There’s a cancer growing at the World Health Organization (WHO), and it happens to be their very own cancer agency.
IARC — the International Agency for Research on Cancer — is under the purview of WHO and tasked with classifying whether certain foods, chemicals, and lifestyle choices cause cancer. Of the nearly 1,000 hazards IARC has reviewed, only one (caprolactam) has been deemed non-carcinogenic. But one recent decision is raising suspicions that the agency is more of an activist group than a scientific one.
In March 2015, IARC surprised the international regulatory and scientific community by classifying the widely used herbicide glyphosate as “probably carcinogenic.” Because it is extensively used with crops that have been genetically modified, anti-GMO and environmental groups have long had glyphosate in their crosshairs (mostly because the herbicide is sold by their bête noire, Monsanto, and marketed here as Roundup), and they cheered IARC’s decision. Over the past year, the glyphosate-causes-cancer story has been repeated by the media, environmental NGOs, and pro-GMO labeling groups to promote the false narrative that GMOs are unsafe (although glyphosate is also used in non-GM farming).
The ruling contradicted most analyses of glyphosate, which is widely viewed as the aspirin of weed killers, hugely beneficial with few risks. It massively improves crop yields while largely eliminating the need for tillage, thereby slashing carbon dioxide emissions and soil erosion. Thousands of highly regarded studies demonstrate its lack of cancer-causing potential, and official reviews by government regulatory agencies around the world and in the U.S. have universally determined that it is safe for humans.
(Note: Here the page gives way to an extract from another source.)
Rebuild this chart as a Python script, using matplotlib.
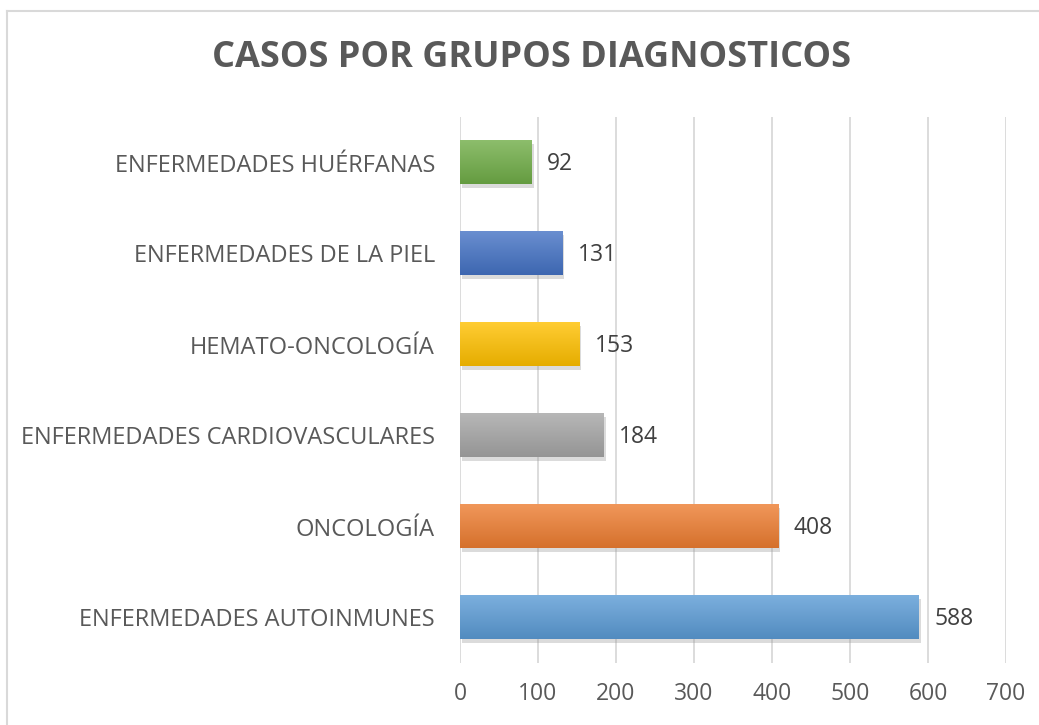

(In an interesting twist, over the weekend, the EPA posted a report labeled “final” from its own cancer-review committee that found glyphosate is “not likely to be carcinogenic to humans.” The report, dated October 2015, strongly questioned IARC’s flawed process. Late Monday, the agency pulled the report from its website, saying it had been inadvertently posted. “The documents are still in development,” the EPA told us. “Our assessment will be peer-reviewed and completed by the end of 2016.”)
Across the pond, some agencies are challenging IARC head-on. The European Food Safety Authority (EFSA), a scientific review body of the European Union, also examined IARC’s claims and determined that glyphosate was probably not carcinogenic. EFSA charged that IARC had ignored the vast number of higher-quality studies that issued glyphosate a clean bill of health, and that it had focused on a handful of cherry-picked studies.
Then details about the IARC’s process started to come to light. A key person behind IARC’s move was an American environmental activist, Christopher Portier. IARC insiders quietly inserted him as the technical adviser to the agency’s glyphosate-review panel (he also served on the advisory panel that recommended a review of glyphosate the year prior). The agency did not reveal that Portier had a massive conflict of interest: His employer is the Environmental Defense Fund, a group well known for its opposition to GMOs and pesticides.